8 Temperatur- und Luftstrom-Management-
Eine weitere Senkung des Energieverbrauchs ist durch eine strikte Trennung von warmer und kalter Luft und eine Erhöhung der Rücklufttemperatur zu erreichen. Dafür sorgt eine Kaltgangeinhausung. Zusätzlich sollte für eine präzise Steuerung von Ventilatorendrehzahl, Kühlwassertemperatur und Economizer gesorgt werden. Intelligente Steuerungen ermöglichen es, die Kühlung nicht nur an der Umgebungstemperatur und der Luftfeuchtigkeit, sondern auch am konkreten Bedarf der Server auszurichten.
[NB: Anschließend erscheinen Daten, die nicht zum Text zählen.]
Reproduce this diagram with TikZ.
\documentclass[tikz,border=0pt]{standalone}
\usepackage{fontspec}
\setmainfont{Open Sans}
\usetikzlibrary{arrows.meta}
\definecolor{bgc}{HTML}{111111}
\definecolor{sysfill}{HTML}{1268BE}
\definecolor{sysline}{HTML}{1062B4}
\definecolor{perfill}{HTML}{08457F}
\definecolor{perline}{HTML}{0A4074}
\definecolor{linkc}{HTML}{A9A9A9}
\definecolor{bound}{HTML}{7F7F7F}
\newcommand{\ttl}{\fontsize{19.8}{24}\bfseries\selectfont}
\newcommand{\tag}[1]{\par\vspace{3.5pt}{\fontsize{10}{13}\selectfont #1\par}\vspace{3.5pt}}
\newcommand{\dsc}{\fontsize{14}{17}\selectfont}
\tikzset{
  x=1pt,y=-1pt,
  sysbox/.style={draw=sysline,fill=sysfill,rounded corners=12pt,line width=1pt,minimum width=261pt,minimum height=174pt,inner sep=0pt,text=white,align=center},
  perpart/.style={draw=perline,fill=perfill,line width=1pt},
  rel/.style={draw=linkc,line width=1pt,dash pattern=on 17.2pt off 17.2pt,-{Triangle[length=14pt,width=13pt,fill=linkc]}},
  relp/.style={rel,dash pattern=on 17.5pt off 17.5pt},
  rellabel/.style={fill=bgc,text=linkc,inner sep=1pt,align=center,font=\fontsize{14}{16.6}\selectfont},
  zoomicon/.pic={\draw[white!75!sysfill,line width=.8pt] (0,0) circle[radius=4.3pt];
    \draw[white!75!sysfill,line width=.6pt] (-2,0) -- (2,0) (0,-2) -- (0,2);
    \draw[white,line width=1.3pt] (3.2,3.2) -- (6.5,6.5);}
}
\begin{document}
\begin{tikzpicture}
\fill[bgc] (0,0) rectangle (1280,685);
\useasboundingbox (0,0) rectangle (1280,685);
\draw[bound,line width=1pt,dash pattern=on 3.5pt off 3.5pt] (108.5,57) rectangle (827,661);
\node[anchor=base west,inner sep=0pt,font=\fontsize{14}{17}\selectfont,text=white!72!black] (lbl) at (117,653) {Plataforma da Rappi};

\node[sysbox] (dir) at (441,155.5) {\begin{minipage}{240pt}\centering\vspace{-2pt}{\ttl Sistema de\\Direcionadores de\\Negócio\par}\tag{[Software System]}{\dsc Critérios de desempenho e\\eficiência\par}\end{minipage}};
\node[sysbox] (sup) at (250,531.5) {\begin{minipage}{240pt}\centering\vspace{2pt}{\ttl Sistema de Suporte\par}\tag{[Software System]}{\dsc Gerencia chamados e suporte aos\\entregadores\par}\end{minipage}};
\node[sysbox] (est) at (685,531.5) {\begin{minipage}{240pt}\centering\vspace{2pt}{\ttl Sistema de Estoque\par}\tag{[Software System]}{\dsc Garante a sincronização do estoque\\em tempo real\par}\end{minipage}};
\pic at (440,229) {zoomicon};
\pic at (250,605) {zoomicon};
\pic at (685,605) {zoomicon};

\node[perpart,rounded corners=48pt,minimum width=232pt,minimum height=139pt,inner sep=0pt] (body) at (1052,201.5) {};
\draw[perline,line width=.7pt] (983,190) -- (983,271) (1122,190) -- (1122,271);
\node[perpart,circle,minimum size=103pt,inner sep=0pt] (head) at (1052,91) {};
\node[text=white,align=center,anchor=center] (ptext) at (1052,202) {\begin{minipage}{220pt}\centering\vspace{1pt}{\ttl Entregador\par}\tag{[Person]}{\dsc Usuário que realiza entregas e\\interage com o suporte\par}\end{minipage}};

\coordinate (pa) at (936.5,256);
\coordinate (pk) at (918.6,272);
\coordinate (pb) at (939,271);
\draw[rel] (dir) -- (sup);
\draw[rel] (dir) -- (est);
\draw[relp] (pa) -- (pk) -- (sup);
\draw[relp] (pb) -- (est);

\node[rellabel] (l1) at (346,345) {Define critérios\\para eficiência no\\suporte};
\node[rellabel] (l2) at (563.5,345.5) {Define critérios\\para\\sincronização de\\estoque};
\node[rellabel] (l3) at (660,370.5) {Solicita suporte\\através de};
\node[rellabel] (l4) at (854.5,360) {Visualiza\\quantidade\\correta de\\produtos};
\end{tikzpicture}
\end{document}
Sind Kompressor und Luftstrom optimal eingestellt, lässt sich die Temperatur im Kaltgang erhöhen. Wird zum Beispiel eine um 5,6 Grad wärmere Rückluft toleriert, kann die Effizienz der Kühleinheit um 30 bis 38 Prozent steigen - abhängig vom System.Ein DCIM-System ermittelt die optimale Temperatur, indem es die Temperaturen mit den Energie-verbrauchsmustern der Kühlsysteme und Server vergleicht. Eine sehr wirkungsvolle Möglichkeit, die Effizienz zu optimieren, bietet die freie Kühlung. Durch die Optimierung des Kühlsystems kann der Energieverbrauch um weitere 5,2 Prozent gesenkt werden, vorausgesetzt, die anderen Strategien wurden ebenfalls umgesetzt.
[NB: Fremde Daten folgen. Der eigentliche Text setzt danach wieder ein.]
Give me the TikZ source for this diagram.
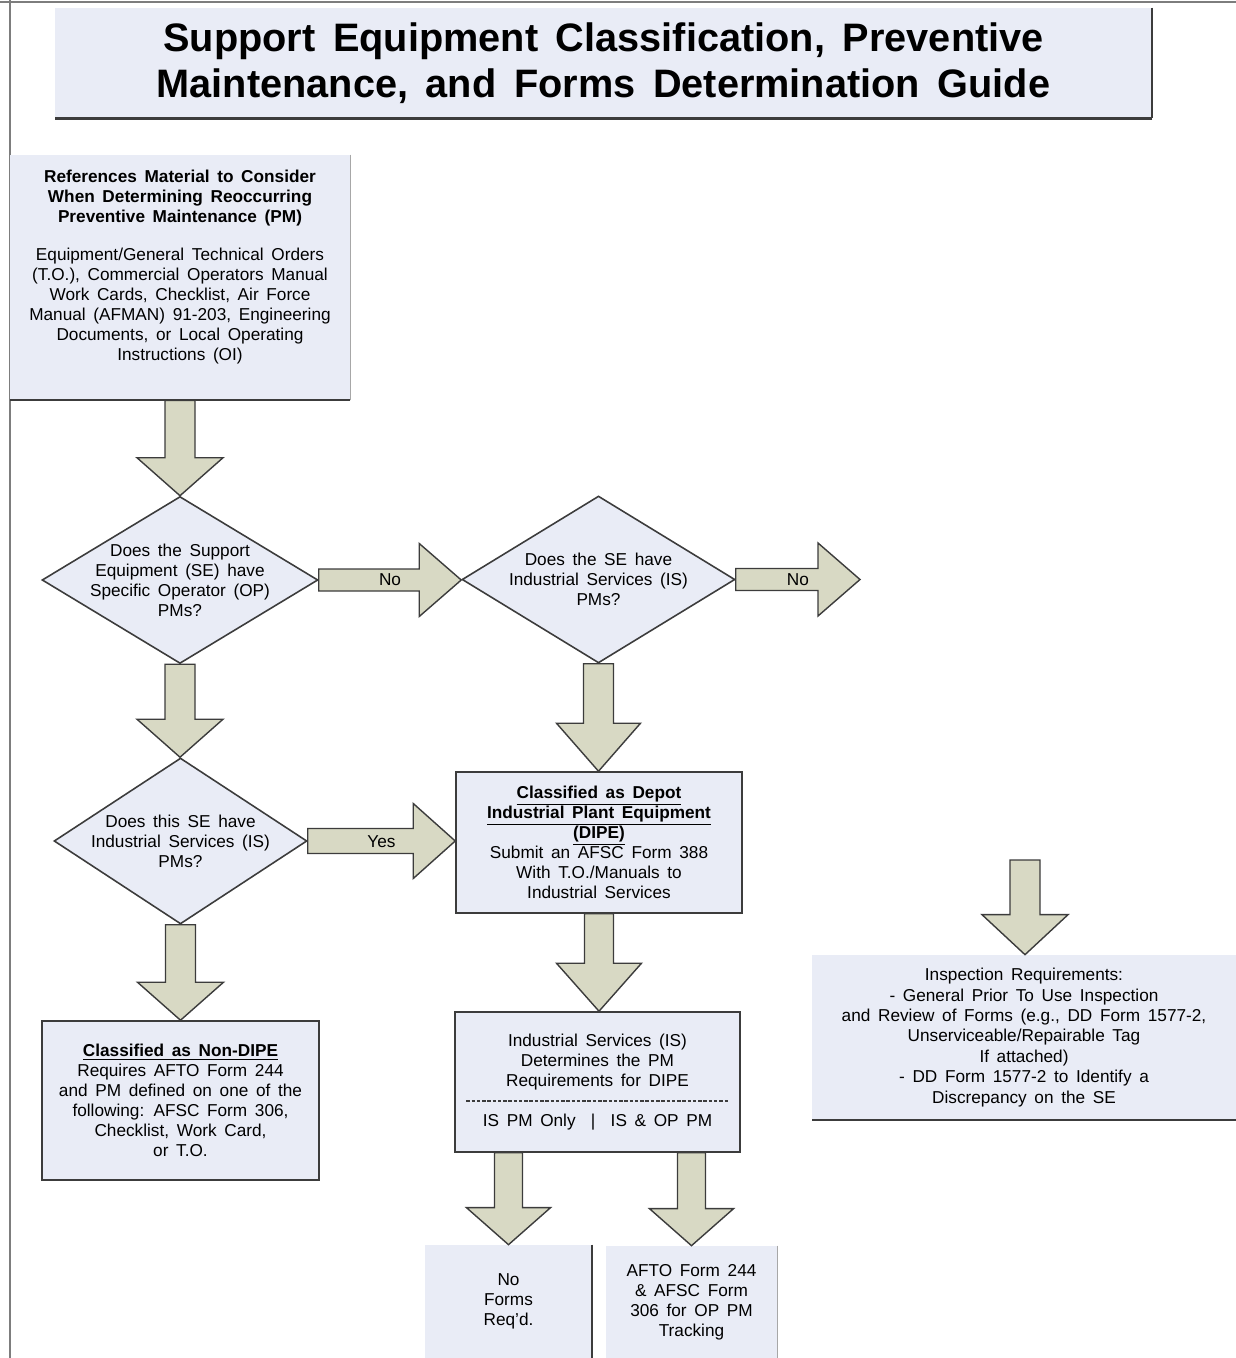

9 Kühlung mit variabler Kapazität
Spitzenlasten kommen in Rechenzentren nur selten vor. Es ist deshalb wichtig, dass die Kühlsysteme auch im Teillast-betrieb effizient arbeiten. Bei Kaltwassersystemen sind die Ventilatoren die hungrigsten Energiefresser. Stufenlos regelbare EC-Ventilatoren sind deshalb zu präferieren. Diese können in bestehende Kühleinheiten eingebaut und über die intelligente Steuerung geregelt werden. Kompressoren mit variabler Kapazität für Direct-Expansion-Systeme (DX) sowie Kaltwassersysteme können die Effizienz weiter erhöhen. Der Energieverbrauch des Rechenzentrums sinkt durch ein derart optimiertes Kühlsystems um weitere 2,6 Prozent.
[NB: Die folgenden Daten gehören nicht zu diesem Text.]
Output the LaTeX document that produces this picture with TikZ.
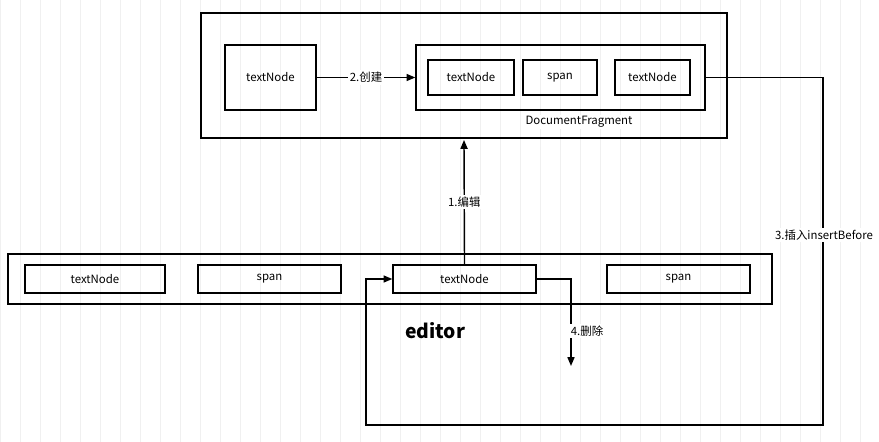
\documentclass[tikz,border=0pt]{standalone}
\usepackage{fontspec}
\setmainfont{Noto Sans CJK SC}
\usetikzlibrary{arrows.meta}

\begin{document}
\begin{tikzpicture}[x=0.02cm, y=-0.02cm,
    box/.style={draw, line width=0.8pt, inner sep=0pt, font=\fontsize{6.5}{8}\selectfont},
    conn/.style={draw, line width=0.8pt, -{Triangle[length=5pt,width=4pt]}},
    lbl/.style={fill=white, inner sep=1pt, font=\fontsize{6.5}{8}\selectfont}]
  \useasboundingbox (0,0) rectangle (879,442);
  % grid
  \draw[black!6, step=20] (0,0) grid (879,442);

  % top part
  \draw[line width=0.8pt] (201,13) rectangle (727,138);
  \node[box, minimum width=91*0.02cm, minimum height=65*0.02cm] (src) at (270.5,77.5) {textNode};
  \node[box, minimum width=289*0.02cm, minimum height=65*0.02cm] (frag) at (560.5,77.5) {};
  \node[box, minimum width=86*0.02cm, minimum height=35*0.02cm] (f1) at (471,77.5) {textNode};
  \node[box, minimum width=74*0.02cm, minimum height=35*0.02cm] (f2) at (560,77.5) {span};
  \node[box, minimum width=75*0.02cm, minimum height=35*0.02cm] (f3) at (652.5,77.5) {textNode};
  \node[lbl] (fraglbl) at (579,122) {DocumentFragment};

  % editor
  \node[box, minimum width=764*0.02cm, minimum height=50*0.02cm] (editor) at (390,279) {};
  \node[box, minimum width=140*0.02cm, minimum height=28*0.02cm] (e1) at (95,279) {textNode};
  \node[box, minimum width=143*0.02cm, minimum height=28*0.02cm] (e2) at (269.5,279) {span};
  \node[box, minimum width=143*0.02cm, minimum height=28*0.02cm] (e3) at (464.5,279) {textNode};
  \node[box, minimum width=143*0.02cm, minimum height=28*0.02cm] (e4) at (678.5,279) {span};
  \node[font=\fontsize{11}{13}\selectfont\bfseries] (edlbl) at (435,331) {editor};

  % connectors
  \coordinate (top) at (464,140);
  \draw[conn] (e3.north) -- (top) node[lbl, pos=0.5] {1.编辑};
  \draw[conn] (src.east) -- (frag.west) node[lbl, pos=0.5] {2.创建};
  \coordinate (r1) at (823,77.5);
  \coordinate (r2) at (823,425);
  \coordinate (r3) at (366,425);
  \coordinate (r4) at (366,279);
  \draw[conn] (frag.east) -- (r1) -- (r2) -- (r3) -- (r4) -- (e3.west);
  \node[lbl] (inslbl) at (824,235) {3.插入insertBefore};
  \coordinate (d1) at (571,279);
  \coordinate (d2) at (571,366);
  \draw[conn] (e3.east) -- (d1) -- (d2);
  \node[lbl] (dellbl) at (587,331) {4.删除};
\end{tikzpicture}
\end{document}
10 Infrastrukturmanagement von Rechenzentren (DCIM)
DCIM-Lösungen (Data Center Infrastructure Management) helfen, die Effizienz, die Kapazität und die Verfügbarkeit des Rechenzentrums zu optimieren. Die für ein Rechenzentrum verantwortlichen Personen erhalten mit Hilfe eines solchen Systems nicht nur einen Überblick über das gesamte Rechenzentrum, sondern das System kann beispielsweise eigenständig Alarm auslösen, wenn gewisse Grenzwerte überschritten werden. Zudem werden die Vorgänge in Rechenzentren mit Hilfe einer DCIM-Lösung so transparent, dass ungenutzte Server-kapazitäten identifiziert und ungenutzte Infrastrukturkapazitäten genutzt werden können.
Fazit
Der hier vorgestellte herstellerneutrale Fahrplan "Energy Logic 2.0" hilft den für ein Rechenzentrums Verantwortlichen, die Effizienz zu steigern und auf diese Weise den Energie-verbrauch zu senken. Jede der genannten Strategien leistet bereits einen Beitrag. Alle zusammen ermöglichen, den Energieverbrauch eines "typischen" Rechenzentrums mit einer Größe von 464,5 Quadratmetern um mehr als 70 Prozent zu senken. Gleichzeitig bleiben dabei aber auch die Verfügbarkeit und Flexibilität des Rechenzentrums erhalten.